* Exercise details: Each line from the line with "What Observable Plot" to the line with "const latencyTicks = [2, 3, 4, 5, 6];", inclusive, is to be repeated exactly; no other line and no picture belongs in the copy.

* Excerpted data:
——

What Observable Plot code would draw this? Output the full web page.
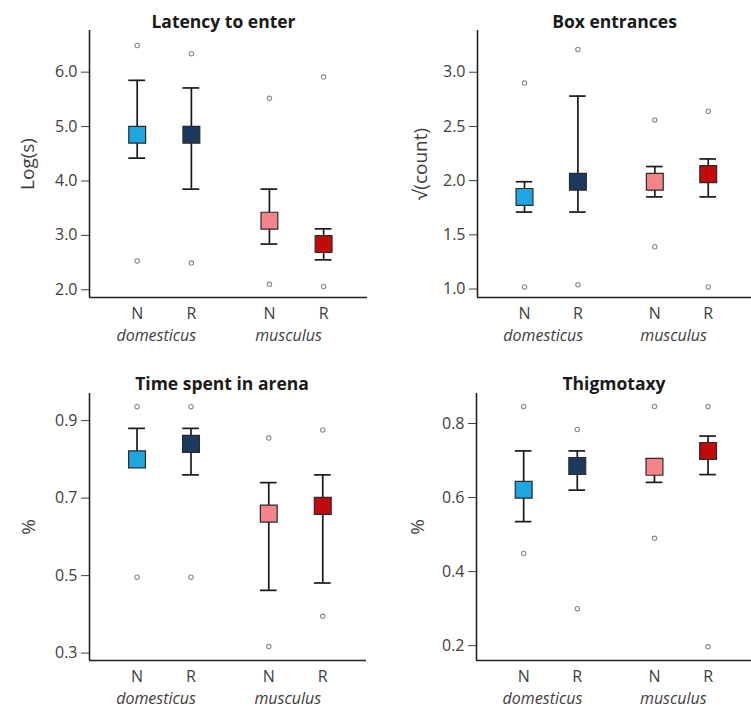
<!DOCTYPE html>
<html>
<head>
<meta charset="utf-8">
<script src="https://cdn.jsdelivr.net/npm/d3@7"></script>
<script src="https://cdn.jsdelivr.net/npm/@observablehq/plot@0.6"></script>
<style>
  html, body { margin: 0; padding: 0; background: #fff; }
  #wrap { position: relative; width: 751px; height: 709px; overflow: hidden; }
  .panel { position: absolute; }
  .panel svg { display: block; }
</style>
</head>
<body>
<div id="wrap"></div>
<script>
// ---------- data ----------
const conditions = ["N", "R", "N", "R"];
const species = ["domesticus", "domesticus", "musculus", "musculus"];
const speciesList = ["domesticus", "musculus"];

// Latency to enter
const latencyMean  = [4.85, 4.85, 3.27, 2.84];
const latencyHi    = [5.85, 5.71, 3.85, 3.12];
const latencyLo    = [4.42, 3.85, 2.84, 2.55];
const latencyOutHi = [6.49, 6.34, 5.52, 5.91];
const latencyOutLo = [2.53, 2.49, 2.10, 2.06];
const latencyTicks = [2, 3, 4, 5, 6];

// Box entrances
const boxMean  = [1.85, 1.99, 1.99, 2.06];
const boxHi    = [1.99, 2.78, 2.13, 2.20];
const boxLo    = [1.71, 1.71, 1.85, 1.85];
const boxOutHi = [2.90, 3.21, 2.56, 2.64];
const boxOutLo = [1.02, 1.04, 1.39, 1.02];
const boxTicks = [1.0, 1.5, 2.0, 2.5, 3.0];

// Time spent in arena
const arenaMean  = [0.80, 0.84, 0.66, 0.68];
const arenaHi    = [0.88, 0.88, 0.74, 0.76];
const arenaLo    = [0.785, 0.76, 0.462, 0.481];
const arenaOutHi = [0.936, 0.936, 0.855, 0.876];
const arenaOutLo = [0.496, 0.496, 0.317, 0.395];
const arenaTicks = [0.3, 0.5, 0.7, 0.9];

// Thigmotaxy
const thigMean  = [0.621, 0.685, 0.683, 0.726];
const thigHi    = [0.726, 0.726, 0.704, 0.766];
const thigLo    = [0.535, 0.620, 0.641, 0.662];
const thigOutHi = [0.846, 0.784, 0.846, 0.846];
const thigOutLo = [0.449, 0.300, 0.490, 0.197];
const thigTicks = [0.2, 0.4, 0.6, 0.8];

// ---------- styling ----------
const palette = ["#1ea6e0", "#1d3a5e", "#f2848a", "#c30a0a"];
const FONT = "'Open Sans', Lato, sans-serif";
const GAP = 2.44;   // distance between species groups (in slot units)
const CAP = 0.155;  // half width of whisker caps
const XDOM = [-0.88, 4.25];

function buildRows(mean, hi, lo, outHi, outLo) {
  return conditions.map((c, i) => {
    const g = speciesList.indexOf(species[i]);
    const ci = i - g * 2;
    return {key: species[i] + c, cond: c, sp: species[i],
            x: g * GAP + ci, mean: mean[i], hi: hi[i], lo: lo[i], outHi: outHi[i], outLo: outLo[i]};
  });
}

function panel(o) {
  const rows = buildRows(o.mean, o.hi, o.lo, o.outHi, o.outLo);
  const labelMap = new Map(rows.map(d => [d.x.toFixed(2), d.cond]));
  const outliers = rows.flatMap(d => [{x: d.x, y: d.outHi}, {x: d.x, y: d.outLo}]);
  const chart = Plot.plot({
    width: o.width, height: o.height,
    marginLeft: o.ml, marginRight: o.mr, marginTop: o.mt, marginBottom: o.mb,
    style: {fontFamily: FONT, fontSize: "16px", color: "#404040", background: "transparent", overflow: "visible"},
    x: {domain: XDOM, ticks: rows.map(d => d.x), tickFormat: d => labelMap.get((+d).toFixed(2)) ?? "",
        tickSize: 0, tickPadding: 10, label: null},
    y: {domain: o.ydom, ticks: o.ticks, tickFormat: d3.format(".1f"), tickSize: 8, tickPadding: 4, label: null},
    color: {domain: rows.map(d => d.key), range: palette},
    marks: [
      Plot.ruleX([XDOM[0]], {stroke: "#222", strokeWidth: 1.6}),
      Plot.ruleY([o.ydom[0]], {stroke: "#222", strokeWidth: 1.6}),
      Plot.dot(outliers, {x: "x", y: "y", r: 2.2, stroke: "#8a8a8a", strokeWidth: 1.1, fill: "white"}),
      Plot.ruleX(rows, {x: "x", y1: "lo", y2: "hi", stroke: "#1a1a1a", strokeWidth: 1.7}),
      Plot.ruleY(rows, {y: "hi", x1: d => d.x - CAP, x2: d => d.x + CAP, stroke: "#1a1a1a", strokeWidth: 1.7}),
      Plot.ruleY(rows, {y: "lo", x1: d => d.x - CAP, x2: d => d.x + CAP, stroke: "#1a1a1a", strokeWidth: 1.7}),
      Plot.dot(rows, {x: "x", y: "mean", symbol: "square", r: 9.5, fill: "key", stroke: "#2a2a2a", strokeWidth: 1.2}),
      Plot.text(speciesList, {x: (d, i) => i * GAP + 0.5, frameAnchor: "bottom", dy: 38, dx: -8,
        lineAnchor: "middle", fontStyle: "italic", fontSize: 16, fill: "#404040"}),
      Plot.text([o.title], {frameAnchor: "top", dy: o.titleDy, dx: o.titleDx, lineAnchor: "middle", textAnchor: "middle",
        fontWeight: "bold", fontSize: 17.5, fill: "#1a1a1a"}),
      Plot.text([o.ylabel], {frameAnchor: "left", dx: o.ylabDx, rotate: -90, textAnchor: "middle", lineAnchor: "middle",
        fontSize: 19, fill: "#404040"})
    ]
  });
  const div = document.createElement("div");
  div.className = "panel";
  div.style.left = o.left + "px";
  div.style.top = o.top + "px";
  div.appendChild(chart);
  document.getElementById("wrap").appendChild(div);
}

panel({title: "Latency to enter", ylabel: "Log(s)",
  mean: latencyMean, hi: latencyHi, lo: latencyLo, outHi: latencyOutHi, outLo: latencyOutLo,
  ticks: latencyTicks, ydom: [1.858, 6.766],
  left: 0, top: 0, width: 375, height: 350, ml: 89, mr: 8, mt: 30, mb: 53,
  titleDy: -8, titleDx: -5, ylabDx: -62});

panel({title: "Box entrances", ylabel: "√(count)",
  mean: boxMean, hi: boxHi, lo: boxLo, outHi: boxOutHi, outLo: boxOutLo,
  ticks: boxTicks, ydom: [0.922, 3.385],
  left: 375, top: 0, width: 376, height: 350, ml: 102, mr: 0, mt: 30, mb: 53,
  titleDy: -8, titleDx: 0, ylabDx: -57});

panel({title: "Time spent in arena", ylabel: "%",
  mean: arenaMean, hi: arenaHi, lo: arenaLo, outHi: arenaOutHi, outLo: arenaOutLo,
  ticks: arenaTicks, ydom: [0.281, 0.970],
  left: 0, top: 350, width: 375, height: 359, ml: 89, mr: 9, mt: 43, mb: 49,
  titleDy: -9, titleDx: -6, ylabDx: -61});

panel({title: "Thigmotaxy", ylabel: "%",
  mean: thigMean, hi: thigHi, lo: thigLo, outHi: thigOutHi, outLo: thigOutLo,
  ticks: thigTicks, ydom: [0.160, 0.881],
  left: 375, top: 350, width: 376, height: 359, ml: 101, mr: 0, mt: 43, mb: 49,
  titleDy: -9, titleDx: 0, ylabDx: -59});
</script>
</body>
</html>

——

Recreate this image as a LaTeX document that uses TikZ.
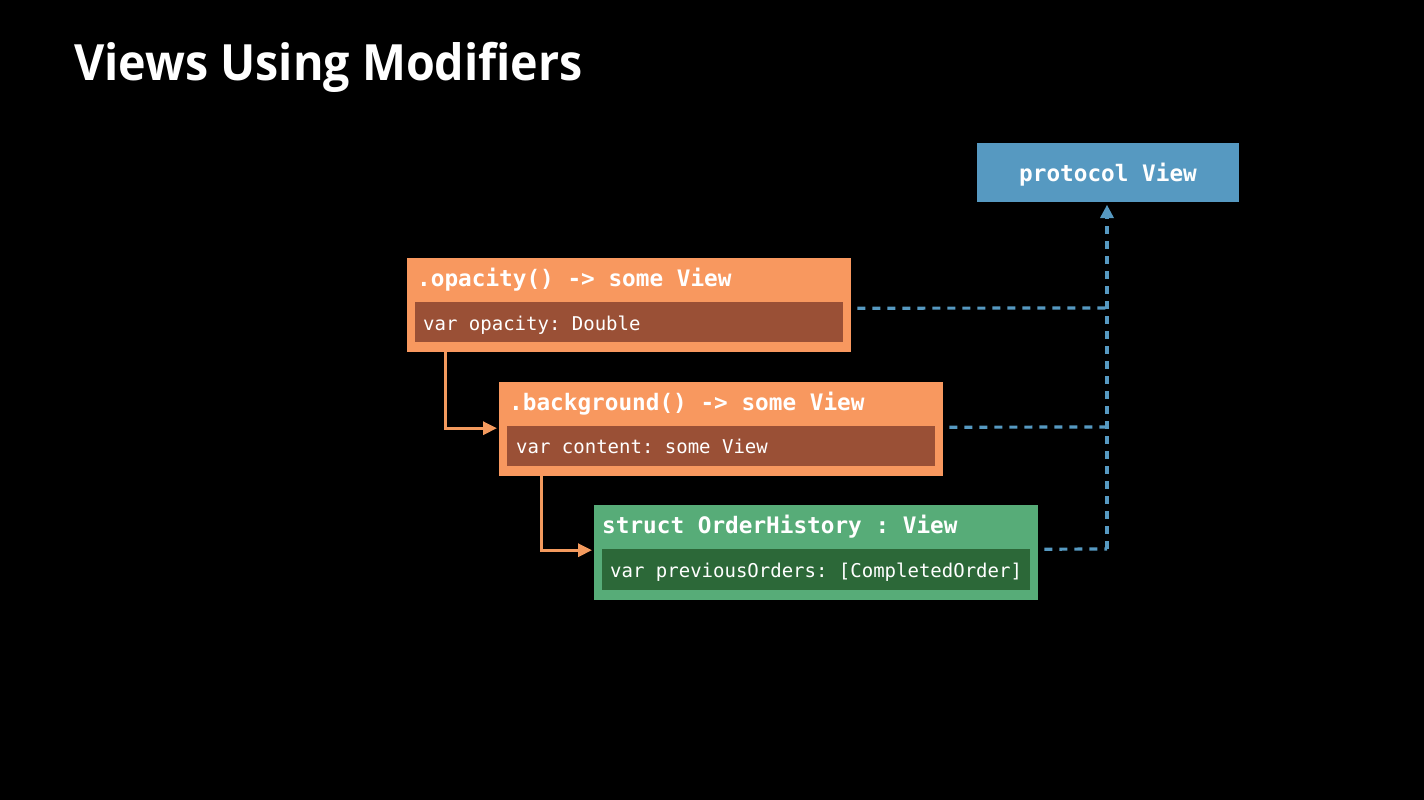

——

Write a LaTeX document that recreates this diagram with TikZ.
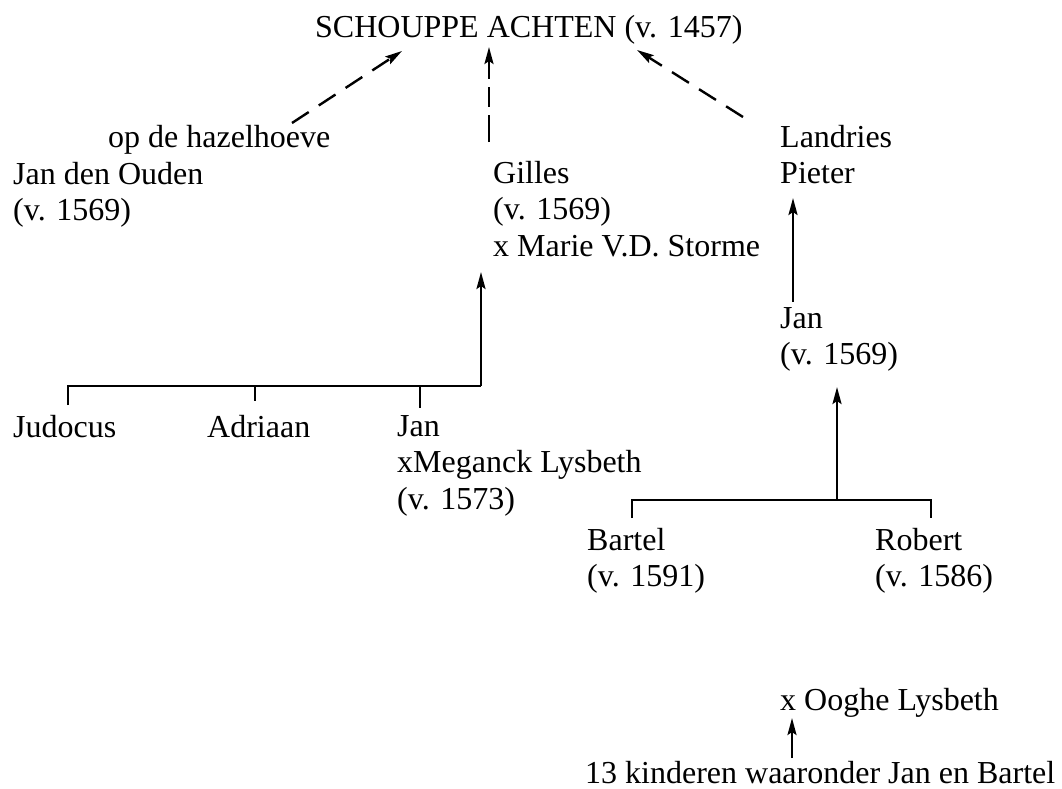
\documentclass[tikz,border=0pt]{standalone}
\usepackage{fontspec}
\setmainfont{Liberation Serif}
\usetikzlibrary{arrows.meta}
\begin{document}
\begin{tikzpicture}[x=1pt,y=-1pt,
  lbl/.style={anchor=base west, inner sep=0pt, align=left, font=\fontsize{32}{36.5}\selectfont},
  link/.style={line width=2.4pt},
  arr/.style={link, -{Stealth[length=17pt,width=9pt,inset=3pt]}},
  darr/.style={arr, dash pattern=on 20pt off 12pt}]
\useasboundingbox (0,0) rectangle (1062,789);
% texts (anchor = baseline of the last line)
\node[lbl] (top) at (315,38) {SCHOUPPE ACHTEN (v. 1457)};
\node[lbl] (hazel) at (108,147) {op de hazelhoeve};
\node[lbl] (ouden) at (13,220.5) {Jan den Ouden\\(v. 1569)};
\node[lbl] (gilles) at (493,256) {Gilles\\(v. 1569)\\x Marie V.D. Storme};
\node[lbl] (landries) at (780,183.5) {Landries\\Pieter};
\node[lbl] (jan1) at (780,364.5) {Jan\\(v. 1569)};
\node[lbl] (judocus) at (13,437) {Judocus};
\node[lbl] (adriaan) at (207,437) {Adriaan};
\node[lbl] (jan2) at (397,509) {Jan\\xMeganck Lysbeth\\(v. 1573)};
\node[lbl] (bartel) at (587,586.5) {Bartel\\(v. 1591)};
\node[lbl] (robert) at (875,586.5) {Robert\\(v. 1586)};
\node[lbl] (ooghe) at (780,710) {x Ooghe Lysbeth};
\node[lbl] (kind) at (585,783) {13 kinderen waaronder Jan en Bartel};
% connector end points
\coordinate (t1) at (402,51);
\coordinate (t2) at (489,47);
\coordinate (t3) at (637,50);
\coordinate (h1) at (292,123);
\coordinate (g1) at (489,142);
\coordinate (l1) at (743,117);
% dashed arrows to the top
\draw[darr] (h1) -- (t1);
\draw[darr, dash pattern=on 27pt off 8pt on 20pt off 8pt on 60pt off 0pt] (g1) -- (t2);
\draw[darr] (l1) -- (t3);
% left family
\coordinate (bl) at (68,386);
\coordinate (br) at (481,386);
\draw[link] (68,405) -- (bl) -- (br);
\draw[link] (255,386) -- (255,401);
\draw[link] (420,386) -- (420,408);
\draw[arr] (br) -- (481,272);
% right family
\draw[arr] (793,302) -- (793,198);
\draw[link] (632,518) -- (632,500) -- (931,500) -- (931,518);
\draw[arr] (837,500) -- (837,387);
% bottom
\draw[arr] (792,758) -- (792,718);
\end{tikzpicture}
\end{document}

——

* Solution to the exercise:
What Observable Plot code would draw this? Output the full web page.
<!DOCTYPE html>
<html>
<head>
<meta charset="utf-8">
<script src="https://cdn.jsdelivr.net/npm/d3@7"></script>
<script src="https://cdn.jsdelivr.net/npm/@observablehq/plot@0.6"></script>
<style>
  html, body { margin: 0; padding: 0; background: #fff; }
  #wrap { position: relative; width: 751px; height: 709px; overflow: hidden; }
  .panel { position: absolute; }
  .panel svg { display: block; }
</style>
</head>
<body>
<div id="wrap"></div>
<script>
// ---------- data ----------
const conditions = ["N", "R", "N", "R"];
const species = ["domesticus", "domesticus", "musculus", "musculus"];
const speciesList = ["domesticus", "musculus"];

// Latency to enter
const latencyMean  = [4.85, 4.85, 3.27, 2.84];
const latencyHi    = [5.85, 5.71, 3.85, 3.12];
const latencyLo    = [4.42, 3.85, 2.84, 2.55];
const latencyOutHi = [6.49, 6.34, 5.52, 5.91];
const latencyOutLo = [2.53, 2.49, 2.10, 2.06];
const latencyTicks = [2, 3, 4, 5, 6];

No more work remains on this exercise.